3TABLE 1 R map of block to predicate p = R(B) B 1 2 3 4 5 6 7 8 9 P
2 7 6 5 4 3 2 1 1
[0077]
4TABLE 2 K map of predicate to K set = K(p) P 1 2 3 4 5 6 7 K {}
{8} {3,1} {-4,-8} {2,-3,-8} {-2,-8} {-1}
[0078] Blocks 8 (Start) and 9 (End) are introduced to augment the
control flow graph in order to compute the control dependence (CD)
as discussed in the technical report, "On Predicated Execution" by
J. C. H. Park and M. S. Schlansker, Hewlett-Packard Laboratories,
Palo Alto, Calif., 1991, which is hereby incorporated by reference
in its entirety.
[0079] Thus, for example, block B4 is assigned predicate P5=R(4).

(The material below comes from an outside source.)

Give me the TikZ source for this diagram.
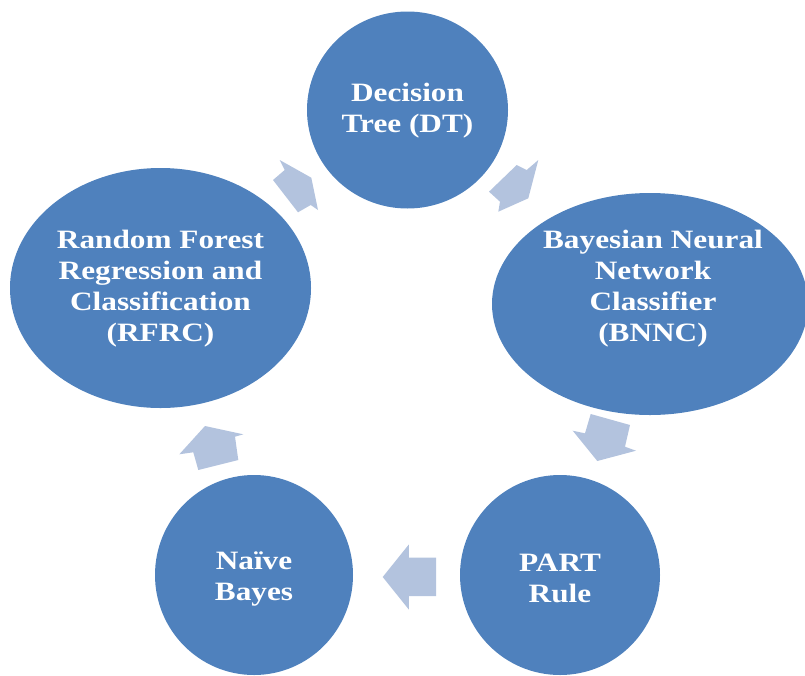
\documentclass[tikz,border=0pt]{standalone}
\usepackage{fontspec}
\setmainfont{Liberation Serif}[FakeStretch=1.18]
\usetikzlibrary{shapes.geometric}
\definecolor{cyclefill}{HTML}{4F81BD}
\definecolor{arrowfill}{HTML}{B3C3DE}
\tikzset{
  stage/.style={ellipse, fill=cyclefill, inner sep=0pt},
  stagetext/.style={text=white, inner sep=0pt,
    font=\fontsize{26.5}{31}\selectfont\bfseries, align=center},
  blockarrow/.style={fill=arrowfill, draw=none}
}
\begin{document}
\begin{tikzpicture}[x=1pt,y=-1pt]
\useasboundingbox (0,0) rectangle (805,675);
\clip (0,0) rectangle (805,675);
% stages
\node[stage, minimum width=201pt, minimum height=197pt] (dt) at (407.5,110) {};
\node[stagetext] (dt-t) at (407.5,111) {Decision\\Tree (DT)};
\node[stage, minimum width=316pt, minimum height=222pt] (bnnc) at (650,304) {};
\node[stagetext] (bnnc-t) at (653,289) {Bayesian Neural\\Network\\Classifier\\(BNNC)};
\node[stage, minimum width=301pt, minimum height=240pt] (rfrc) at (160.5,288) {};
\node[stagetext] (rfrc-t) at (160.5,289) {Random Forest\\Regression and\\Classification\\(RFRC)};
\node[stage, minimum width=198pt, minimum height=200pt] (nb) at (254,575) {};
\node[stagetext] (nb-t) at (254,579) {Na\"ive\\Bayes};
\node[stage, minimum width=200pt, minimum height=200pt] (part) at (560,575) {};
\node[stagetext] (part-t) at (560,578) {PART\\Rule};
% block arrows
\fill[blockarrow] (279.7,160) -- (311.3,177.7) -- (318,210) -- (310.7,205) -- (298,212.3) -- (273,180) -- (284.7,170) -- cycle;
\fill[blockarrow] (516.7,165) -- (526.7,170) -- (538.3,160) -- (528.3,198.3) -- (498.3,211.7) -- (500,201.7) -- (489,191.7) -- cycle;
\fill[blockarrow] (590.7,414) -- (630,425) -- (625,446.7) -- (636,450.7) -- (597.3,461) -- (572.7,430.7) -- (585,433.3) -- cycle;
\fill[blockarrow] (382.7,577) -- (408.8,544.5) -- (408.8,557.5) -- (436,557.5) -- (436,596) -- (408.8,596) -- (408.8,609.5) -- cycle;
\fill[blockarrow] (179.3,454.3) -- (205,426) -- (243.3,434.3) -- (235,436.7) -- (238.3,460) -- (198.3,470) -- (193.3,452.3) -- cycle;
\end{tikzpicture}
\end{document}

The defining (setting) instructions for predicate P5 is given by
the set K(5)={2,-3,-8}. Using the new test branch instructions
introduced, one can now give concrete meaning to this abstract
result. Corresponding to the element -3, for example, the branch
instruction of B3 is converted into the defining instruction
p5=tfb1(t126,0) using the new Test Branch instruction tbfx
described below. It is convenient to use the abstract form of tfbx
with a second operand of 0 or 1 depending on the sign associated
with the element of K set. Because this defining instruction is
placed at B3, it must be guarded with the predicate P6 assigned to
B3. Thus, the instruction is
p5=tfb1(t126,0) & p6
[0080] where the guarding predicate P6 follows the &
separator.
[0081] The K set element -8, where 8 refers to the start block,
stands for a reset operations such as P6=mov(0) of FIG. 6. The
requirement for reset operations is one of the subtle aspects of
predication. A missing reset can cause incorrect behavior of a
predicated code due to use of a predicate that has not been set
earlier. The final result of PE, predication followed by collapse
of multiple blocks into a straight line code, is shown in FIG.
6.
[0082] The predicated code (204) in FIG. 6 would apply if one were
dealing with a fully guarded version of SPARC.TM.-V9. The
effectiveness of RK/Sparc in eliminating the full predicate support
is to be judged with respect to this fully guarded code.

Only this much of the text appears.